--- Start ---

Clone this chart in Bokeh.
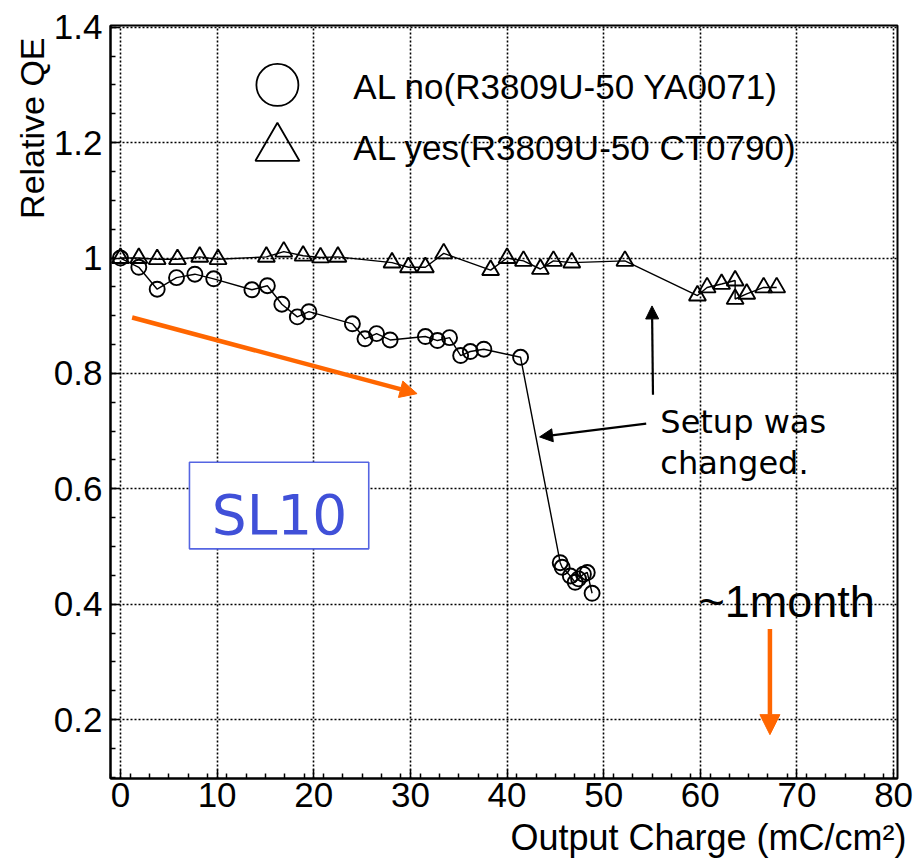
from bokeh.plotting import figure
from bokeh.models import (Range1d, FixedTicker, Arrow, NormalHead, Label,
                          BoxAnnotation, Title)
from bokeh.embed import file_html
from bokeh.resources import INLINE

# ---------------- data ----------------
charge_al_no = [0.0, 1.9, 3.8, 5.8, 7.7, 9.65, 13.6, 15.2, 16.7, 18.3, 19.5,
                24.0, 25.3, 26.5, 27.9, 31.55, 32.8, 34.05, 35.2, 36.2, 37.6,
                41.4, 45.5, 45.7, 46.55, 47.05, 47.4, 47.9, 48.3, 48.8]
qe_al_no = [1.0, 0.984, 0.946, 0.966, 0.972, 0.964, 0.945, 0.952, 0.920, 0.898, 0.907,
            0.886, 0.860, 0.869, 0.858, 0.864, 0.857, 0.862, 0.831, 0.838, 0.842,
            0.828, 0.472, 0.464, 0.449, 0.438, 0.444, 0.452, 0.455, 0.419]

charge_al_yes = [0.0, 1.9, 3.8, 5.9, 8.2, 10.1, 15.1, 16.9, 18.9, 20.7, 22.5,
                 28.1, 29.8, 31.55, 33.45, 38.3, 40.0, 41.7, 43.45, 44.8, 46.7,
                 52.2, 59.7, 60.7, 62.2, 63.6, 63.6, 64.8, 66.55, 67.9]
qe_al_yes = [1.0, 1.0, 0.998, 0.998, 1.002, 0.998, 1.002, 1.011, 1.004, 1.001, 1.002,
             0.992, 0.984, 0.984, 1.008, 0.979, 1.0, 0.995, 0.981, 0.995, 0.992,
             0.995, 0.935, 0.949, 0.955, 0.961, 0.929, 0.938, 0.949, 0.949]

series_labels = ["AL  no(R3809U-50 YA0071)", "AL yes(R3809U-50 CT0790)"]
x_title = "Output Charge (mC/cm²)"
y_title = "Relative QE"

x_ticks = [0, 10, 20, 30, 40, 50, 60, 70, 80]
x_tick_labels = ["0", "10", "20", "30", "40", "50", "60", "70", "80"]
x_minor = [v / 2 for v in range(-2, 162, 4)]
y_ticks = [0.2, 0.4, 0.6, 0.8, 1.0, 1.2, 1.4]
y_tick_labels = ["0.2", "0.4", "0.6", "0.8", "1", "1.2", "1.4"]
y_minor = [round(0.1 + 0.05 * i, 2) for i in range(0, 27)]

# ---------------- style ----------------
FONT = "Liberation Sans"
ORANGE = "#FF6600"
BLUE_TXT = "#4050D8"
BLUE_BOX = "#5565E2"

p = figure(width=924, height=866, output_backend="svg", toolbar_location=None,
           x_range=Range1d(-1.03, 80.4), y_range=Range1d(0.098, 1.403),
           min_border_left=110, min_border_right=27, min_border_top=25,
           min_border_bottom=88)
p.background_fill_color = "white"
p.border_fill_color = "white"
p.outline_line_color = "black"
p.outline_line_width = 2

for ax in (p.xaxis[0], p.yaxis[0]):
    ax.axis_line_width = 2
    ax.axis_line_color = "black"
    ax.major_tick_in = 9
    ax.major_tick_out = 0
    ax.minor_tick_in = 5
    ax.minor_tick_out = 0
    ax.major_tick_line_color = "black"
    ax.minor_tick_line_color = "black"
    ax.major_tick_line_width = 1.5
    ax.minor_tick_line_width = 1.5
    ax.major_label_text_font = FONT
    ax.major_label_text_font_size = "35px"
    ax.major_label_text_color = "black"

p.xaxis.ticker = FixedTicker(ticks=x_ticks, minor_ticks=x_minor)
p.yaxis.ticker = FixedTicker(ticks=y_ticks, minor_ticks=y_minor)
p.xaxis.major_label_overrides = {t: s for t, s in zip(x_ticks, x_tick_labels)}
p.yaxis.major_label_overrides = {t: s for t, s in zip(y_ticks, y_tick_labels)}
p.xaxis.major_label_standoff = 4
p.yaxis.major_label_standoff = 8

for g in (p.xgrid[0], p.ygrid[0]):
    g.grid_line_color = "black"
    g.grid_line_width = 1.6
    g.grid_line_dash = "2 2"
p.xgrid.ticker = FixedTicker(ticks=x_ticks)
p.ygrid.ticker = FixedTicker(ticks=y_ticks)

# ---------------- axis titles (right / top aligned, ROOT style) ----------------
p.add_layout(Title(text=x_title, align="right", text_font=FONT, text_font_size="36px",
                   text_font_style="normal", text_color="black", standoff=10,
                   offset=-9), "below")
p.add_layout(Title(text=y_title, align="right", text_font=FONT, text_font_size="34px",
                   text_font_style="normal", text_color="black", standoff=0,
                   offset=12), "left")

# ---------------- data series ----------------
p.line(charge_al_no, qe_al_no, line_color="black", line_width=1.4)
p.scatter(charge_al_no, qe_al_no, marker="circle", size=15, fill_color=None,
          line_color="black", line_width=1.9)
p.line(charge_al_yes, qe_al_yes, line_color="black", line_width=1.4)
p.scatter(charge_al_yes, qe_al_yes, marker="triangle", size=17, fill_color=None,
          line_color="black", line_width=1.9)

# ---------------- legend (drawn by hand, big symbols) ----------------
LEG_SYM_X = 16.24
LEG_TXT_X = 24.1
LEG_Y = [1.300, 1.1905]
LEG_TXT_Y = [1.298, 1.192]
p.scatter([LEG_SYM_X], [LEG_Y[0]], marker="circle", size=42, fill_color=None,
          line_color="black", line_width=1.8)
p.scatter([LEG_SYM_X], [LEG_Y[1]], marker="triangle", size=44, fill_color=None,
          line_color="black", line_width=1.8)
for lab, ly in zip(series_labels, LEG_TXT_Y):
    p.add_layout(Label(x=LEG_TXT_X, y=ly, text=lab, text_font=FONT,
                       text_font_size="35px", text_baseline="middle",
                       text_color="black"))

# ---------------- annotations ----------------
p.add_layout(Arrow(end=NormalHead(size=17, fill_color=ORANGE, line_color=ORANGE),
                   x_start=1.21, y_start=0.897, x_end=30.69, y_end=0.765,
                   line_color=ORANGE, line_width=4.5))
p.add_layout(Arrow(end=NormalHead(size=20, fill_color=ORANGE, line_color=ORANGE),
                   x_start=67.2, y_start=0.357, x_end=67.2, y_end=0.174,
                   line_color=ORANGE, line_width=4.5))
p.add_layout(Arrow(end=NormalHead(size=13, fill_color="black", line_color="black"),
                   x_start=55.1, y_start=0.763, x_end=55.0, y_end=0.917,
                   line_color="black", line_width=2.2))
p.add_layout(Arrow(end=NormalHead(size=13, fill_color="black", line_color="black"),
                   x_start=54.4, y_start=0.713, x_end=43.37, y_end=0.690,
                   line_color="black", line_width=2.2))

p.add_layout(Label(x=55.86, y=0.715, text="Setup was", text_font="DejaVu Sans",
                   text_font_size="32px", text_baseline="middle", text_color="black"))
p.add_layout(Label(x=55.86, y=0.644, text="changed.", text_font="DejaVu Sans",
                   text_font_size="32px", text_baseline="middle", text_color="black"))
p.add_layout(Label(x=59.8, y=0.405, text="~1month", text_font=FONT,
                   text_font_size="45px", text_baseline="middle", text_color="black"))

p.add_layout(BoxAnnotation(left=7.14, right=25.69, top=0.646, bottom=0.496,
                           fill_color="white", fill_alpha=1.0,
                           line_color=BLUE_BOX, line_width=1.6, line_alpha=1.0))
p.add_layout(Label(x=9.45, y=0.554, text="SL10", text_font="DejaVu Sans",
                   text_font_size="55px", text_baseline="middle", text_color=BLUE_TXT))

open("out.html", "w").write(file_html(p, INLINE))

--- End ---

→ **Brief**
Without the images, write out each line of the data verbatim.

→ **Correct result**
Clone this chart in Bokeh.
from bokeh.plotting import figure
from bokeh.models import (Range1d, FixedTicker, Arrow, NormalHead, Label,
                          BoxAnnotation, Title)
from bokeh.embed import file_html
from bokeh.resources import INLINE

# ---------------- data ----------------
charge_al_no = [0.0, 1.9, 3.8, 5.8, 7.7, 9.65, 13.6, 15.2, 16.7, 18.3, 19.5,
                24.0, 25.3, 26.5, 27.9, 31.55, 32.8, 34.05, 35.2, 36.2, 37.6,
                41.4, 45.5, 45.7, 46.55, 47.05, 47.4, 47.9, 48.3, 48.8]
qe_al_no = [1.0, 0.984, 0.946, 0.966, 0.972, 0.964, 0.945, 0.952, 0.920, 0.898, 0.907,
            0.886, 0.860, 0.869, 0.858, 0.864, 0.857, 0.862, 0.831, 0.838, 0.842,
            0.828, 0.472, 0.464, 0.449, 0.438, 0.444, 0.452, 0.455, 0.419]

charge_al_yes = [0.0, 1.9, 3.8, 5.9, 8.2, 10.1, 15.1, 16.9, 18.9, 20.7, 22.5,
                 28.1, 29.8, 31.55, 33.45, 38.3, 40.0, 41.7, 43.45, 44.8, 46.7,
                 52.2, 59.7, 60.7, 62.2, 63.6, 63.6, 64.8, 66.55, 67.9]
qe_al_yes = [1.0, 1.0, 0.998, 0.998, 1.002, 0.998, 1.002, 1.011, 1.004, 1.001, 1.002,
             0.992, 0.984, 0.984, 1.008, 0.979, 1.0, 0.995, 0.981, 0.995, 0.992,
             0.995, 0.935, 0.949, 0.955, 0.961, 0.929, 0.938, 0.949, 0.949]

series_labels = ["AL  no(R3809U-50 YA0071)", "AL yes(R3809U-50 CT0790)"]
x_title = "Output Charge (mC/cm²)"
y_title = "Relative QE"

x_ticks = [0, 10, 20, 30, 40, 50, 60, 70, 80]
x_tick_labels = ["0", "10", "20", "30", "40", "50", "60", "70", "80"]
x_minor = [v / 2 for v in range(-2, 162, 4)]
y_ticks = [0.2, 0.4, 0.6, 0.8, 1.0, 1.2, 1.4]
y_tick_labels = ["0.2", "0.4", "0.6", "0.8", "1", "1.2", "1.4"]
y_minor = [round(0.1 + 0.05 * i, 2) for i in range(0, 27)]

# ---------------- style ----------------
FONT = "Liberation Sans"
ORANGE = "#FF6600"
BLUE_TXT = "#4050D8"
BLUE_BOX = "#5565E2"

p = figure(width=924, height=866, output_backend="svg", toolbar_location=None,
           x_range=Range1d(-1.03, 80.4), y_range=Range1d(0.098, 1.403),
           min_border_left=110, min_border_right=27, min_border_top=25,
           min_border_bottom=88)
p.background_fill_color = "white"
p.border_fill_color = "white"
p.outline_line_color = "black"
p.outline_line_width = 2

for ax in (p.xaxis[0], p.yaxis[0]):
    ax.axis_line_width = 2
    ax.axis_line_color = "black"
    ax.major_tick_in = 9
    ax.major_tick_out = 0
    ax.minor_tick_in = 5
    ax.minor_tick_out = 0
    ax.major_tick_line_color = "black"
    ax.minor_tick_line_color = "black"
    ax.major_tick_line_width = 1.5
    ax.minor_tick_line_width = 1.5
    ax.major_label_text_font = FONT
    ax.major_label_text_font_size = "35px"
    ax.major_label_text_color = "black"

p.xaxis.ticker = FixedTicker(ticks=x_ticks, minor_ticks=x_minor)
p.yaxis.ticker = FixedTicker(ticks=y_ticks, minor_ticks=y_minor)
p.xaxis.major_label_overrides = {t: s for t, s in zip(x_ticks, x_tick_labels)}
p.yaxis.major_label_overrides = {t: s for t, s in zip(y_ticks, y_tick_labels)}
p.xaxis.major_label_standoff = 4
p.yaxis.major_label_standoff = 8

for g in (p.xgrid[0], p.ygrid[0]):
    g.grid_line_color = "black"
    g.grid_line_width = 1.6
    g.grid_line_dash = "2 2"
p.xgrid.ticker = FixedTicker(ticks=x_ticks)
p.ygrid.ticker = FixedTicker(ticks=y_ticks)

# ---------------- axis titles (right / top aligned, ROOT style) ----------------
p.add_layout(Title(text=x_title, align="right", text_font=FONT, text_font_size="36px",
                   text_font_style="normal", text_color="black", standoff=10,
                   offset=-9), "below")
p.add_layout(Title(text=y_title, align="right", text_font=FONT, text_font_size="34px",
                   text_font_style="normal", text_color="black", standoff=0,
                   offset=12), "left")

# ---------------- data series ----------------
p.line(charge_al_no, qe_al_no, line_color="black", line_width=1.4)
p.scatter(charge_al_no, qe_al_no, marker="circle", size=15, fill_color=None,
          line_color="black", line_width=1.9)
p.line(charge_al_yes, qe_al_yes, line_color="black", line_width=1.4)
p.scatter(charge_al_yes, qe_al_yes, marker="triangle", size=17, fill_color=None,
          line_color="black", line_width=1.9)

# ---------------- legend (drawn by hand, big symbols) ----------------
LEG_SYM_X = 16.24
LEG_TXT_X = 24.1
LEG_Y = [1.300, 1.1905]
LEG_TXT_Y = [1.298, 1.192]
p.scatter([LEG_SYM_X], [LEG_Y[0]], marker="circle", size=42, fill_color=None,
          line_color="black", line_width=1.8)
p.scatter([LEG_SYM_X], [LEG_Y[1]], marker="triangle", size=44, fill_color=None,
          line_color="black", line_width=1.8)
for lab, ly in zip(series_labels, LEG_TXT_Y):
    p.add_layout(Label(x=LEG_TXT_X, y=ly, text=lab, text_font=FONT,
                       text_font_size="35px", text_baseline="middle",
                       text_color="black"))

# ---------------- annotations ----------------
p.add_layout(Arrow(end=NormalHead(size=17, fill_color=ORANGE, line_color=ORANGE),
                   x_start=1.21, y_start=0.897, x_end=30.69, y_end=0.765,
                   line_color=ORANGE, line_width=4.5))
p.add_layout(Arrow(end=NormalHead(size=20, fill_color=ORANGE, line_color=ORANGE),
                   x_start=67.2, y_start=0.357, x_end=67.2, y_end=0.174,
                   line_color=ORANGE, line_width=4.5))
p.add_layout(Arrow(end=NormalHead(size=13, fill_color="black", line_color="black"),
                   x_start=55.1, y_start=0.763, x_end=55.0, y_end=0.917,
                   line_color="black", line_width=2.2))
p.add_layout(Arrow(end=NormalHead(size=13, fill_color="black", line_color="black"),
                   x_start=54.4, y_start=0.713, x_end=43.37, y_end=0.690,
                   line_color="black", line_width=2.2))

p.add_layout(Label(x=55.86, y=0.715, text="Setup was", text_font="DejaVu Sans",
                   text_font_size="32px", text_baseline="middle", text_color="black"))
p.add_layout(Label(x=55.86, y=0.644, text="changed.", text_font="DejaVu Sans",
                   text_font_size="32px", text_baseline="middle", text_color="black"))
p.add_layout(Label(x=59.8, y=0.405, text="~1month", text_font=FONT,
                   text_font_size="45px", text_baseline="middle", text_color="black"))

p.add_layout(BoxAnnotation(left=7.14, right=25.69, top=0.646, bottom=0.496,
                           fill_color="white", fill_alpha=1.0,
                           line_color=BLUE_BOX, line_width=1.6, line_alpha=1.0))
p.add_layout(Label(x=9.45, y=0.554, text="SL10", text_font="DejaVu Sans",
                   text_font_size="55px", text_baseline="middle", text_color=BLUE_TXT))

open("out.html", "w").write(file_html(p, INLINE))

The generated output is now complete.